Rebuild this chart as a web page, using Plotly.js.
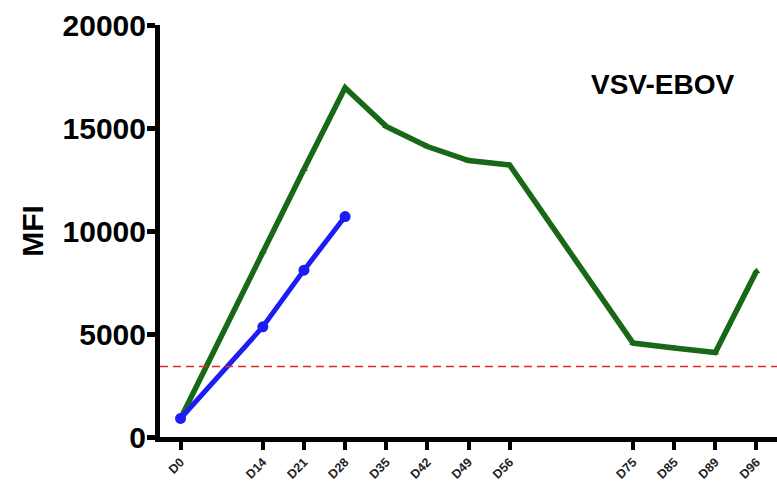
<!DOCTYPE html>
<html>
<head>
<meta charset="utf-8">
<script src="https://cdn.plot.ly/plotly-3.0.1.min.js"></script>
<style>html,body{margin:0;padding:0;background:#fff;}#chart{width:777px;height:481px;}</style>
</head>
<body>
<div id="chart"></div>
<script>
// Category positions (index along axis) and their labels
const tickPositions = [0, 2, 3, 4, 5, 6, 7, 8, 11, 12, 13, 14];
const tickLabels = ["D0", "D14", "D21", "D28", "D35", "D42", "D49", "D56", "D75", "D85", "D89", "D96"];

// Y axis ticks
const yTickVals = [0, 5000, 10000, 15000, 20000];
const yTickText = ["0", "5000", "10000", "15000", "20000"];

// Green series (all timepoints)
const greenX = [0, 2, 3, 4, 5, 6, 7, 8, 11, 12, 13, 14];
const greenY = [900, 9000, 13000, 16950, 15080, 14100, 13420, 13200, 4560, 4320, 4100, 8050];

// Blue series (first four timepoints)
const blueX = [0, 2, 3, 4];
const blueY = [900, 5350, 8100, 10700];

// Threshold (red dashed)
const thresholdValue = 3420;

const fontFam = '"Liberation Sans", Arial, sans-serif';

const traces = [
  {
    x: greenX, y: greenY, type: 'scatter', mode: 'lines+markers',
    line: {color: 'rgb(24,104,24)', width: 5.5},
    marker: {symbol: 'triangle-up', size: 7, color: 'rgb(24,104,24)'},
    showlegend: false, hoverinfo: 'x+y'
  },
  {
    x: blueX, y: blueY, type: 'scatter', mode: 'lines+markers',
    line: {color: 'rgb(28,28,245)', width: 5},
    marker: {symbol: 'circle', size: 11, color: 'rgb(28,28,245)'},
    showlegend: false, hoverinfo: 'x+y'
  }
];

const layout = {
  width: 777, height: 481,
  margin: {l: 160, r: 0, t: 25, b: 44},
  paper_bgcolor: '#fff', plot_bgcolor: '#fff',
  font: {family: fontFam, color: '#000'},
  xaxis: {
    range: [-0.5, 14.5],
    tickmode: 'array', tickvals: tickPositions, ticktext: tickLabels,
    tickangle: -45,
    ticks: 'outside', ticklen: 8, tickwidth: 4, tickcolor: '#000',
    showline: true, linecolor: '#000', linewidth: 5,
    showgrid: false, zeroline: false,
    tickfont: {family: fontFam, size: 12.5, weight: 'bold', color: '#222'}
  },
  yaxis: {
    range: [0, 20000],
    tickmode: 'array', tickvals: yTickVals, ticktext: yTickText,
    ticks: 'outside', ticklen: 8, tickwidth: 5, tickcolor: '#000',
    showline: true, linecolor: '#000', linewidth: 5,
    showgrid: false, zeroline: false,
    ticklabelstandoff: -5,
    tickfont: {family: fontFam, size: 30, weight: 'bold', color: '#000'},
    title: {text: 'MFI', font: {family: fontFam, size: 30, weight: 'bold', color: '#000'}, standoff: 12}
  },
  shapes: [{
    type: 'line', xref: 'paper', x0: 0, x1: 1, yref: 'y', y0: thresholdValue, y1: thresholdValue,
    line: {color: 'rgb(225,40,40)', width: 1.5, dash: '8px,5px'}
  }],
  annotations: [{
    text: 'VSV-EBOV', xref: 'paper', yref: 'paper', x: 0.815, y: 0.855,
    xanchor: 'center', yanchor: 'middle', showarrow: false,
    font: {family: fontFam, size: 28, weight: 'bold', color: '#000'}
  }]
};

Plotly.newPlot('chart', traces, layout, {displayModeBar: false, staticPlot: true});
</script>
</body>
</html>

**Stated goal:**
Print the complete listing exactly, apart from any pictures.

**Completed task:**
Rebuild this chart as a web page, using Plotly.js.
<!DOCTYPE html>
<html>
<head>
<meta charset="utf-8">
<script src="https://cdn.plot.ly/plotly-3.0.1.min.js"></script>
<style>html,body{margin:0;padding:0;background:#fff;}#chart{width:777px;height:481px;}</style>
</head>
<body>
<div id="chart"></div>
<script>
// Category positions (index along axis) and their labels
const tickPositions = [0, 2, 3, 4, 5, 6, 7, 8, 11, 12, 13, 14];
const tickLabels = ["D0", "D14", "D21", "D28", "D35", "D42", "D49", "D56", "D75", "D85", "D89", "D96"];

// Y axis ticks
const yTickVals = [0, 5000, 10000, 15000, 20000];
const yTickText = ["0", "5000", "10000", "15000", "20000"];

// Green series (all timepoints)
const greenX = [0, 2, 3, 4, 5, 6, 7, 8, 11, 12, 13, 14];
const greenY = [900, 9000, 13000, 16950, 15080, 14100, 13420, 13200, 4560, 4320, 4100, 8050];

// Blue series (first four timepoints)
const blueX = [0, 2, 3, 4];
const blueY = [900, 5350, 8100, 10700];

// Threshold (red dashed)
const thresholdValue = 3420;

const fontFam = '"Liberation Sans", Arial, sans-serif';

const traces = [
  {
    x: greenX, y: greenY, type: 'scatter', mode: 'lines+markers',
    line: {color: 'rgb(24,104,24)', width: 5.5},
    marker: {symbol: 'triangle-up', size: 7, color: 'rgb(24,104,24)'},
    showlegend: false, hoverinfo: 'x+y'
  },
  {
    x: blueX, y: blueY, type: 'scatter', mode: 'lines+markers',
    line: {color: 'rgb(28,28,245)', width: 5},
    marker: {symbol: 'circle', size: 11, color: 'rgb(28,28,245)'},
    showlegend: false, hoverinfo: 'x+y'
  }
];

const layout = {
  width: 777, height: 481,
  margin: {l: 160, r: 0, t: 25, b: 44},
  paper_bgcolor: '#fff', plot_bgcolor: '#fff',
  font: {family: fontFam, color: '#000'},
  xaxis: {
    range: [-0.5, 14.5],
    tickmode: 'array', tickvals: tickPositions, ticktext: tickLabels,
    tickangle: -45,
    ticks: 'outside', ticklen: 8, tickwidth: 4, tickcolor: '#000',
    showline: true, linecolor: '#000', linewidth: 5,
    showgrid: false, zeroline: false,
    tickfont: {family: fontFam, size: 12.5, weight: 'bold', color: '#222'}
  },
  yaxis: {
    range: [0, 20000],
    tickmode: 'array', tickvals: yTickVals, ticktext: yTickText,
    ticks: 'outside', ticklen: 8, tickwidth: 5, tickcolor: '#000',
    showline: true, linecolor: '#000', linewidth: 5,
    showgrid: false, zeroline: false,
    ticklabelstandoff: -5,
    tickfont: {family: fontFam, size: 30, weight: 'bold', color: '#000'},
    title: {text: 'MFI', font: {family: fontFam, size: 30, weight: 'bold', color: '#000'}, standoff: 12}
  },
  shapes: [{
    type: 'line', xref: 'paper', x0: 0, x1: 1, yref: 'y', y0: thresholdValue, y1: thresholdValue,
    line: {color: 'rgb(225,40,40)', width: 1.5, dash: '8px,5px'}
  }],
  annotations: [{
    text: 'VSV-EBOV', xref: 'paper', yref: 'paper', x: 0.815, y: 0.855,
    xanchor: 'center', yanchor: 'middle', showarrow: false,
    font: {family: fontFam, size: 28, weight: 'bold', color: '#000'}
  }]
};

Plotly.newPlot('chart', traces, layout, {displayModeBar: false, staticPlot: true});
</script>
</body>
</html>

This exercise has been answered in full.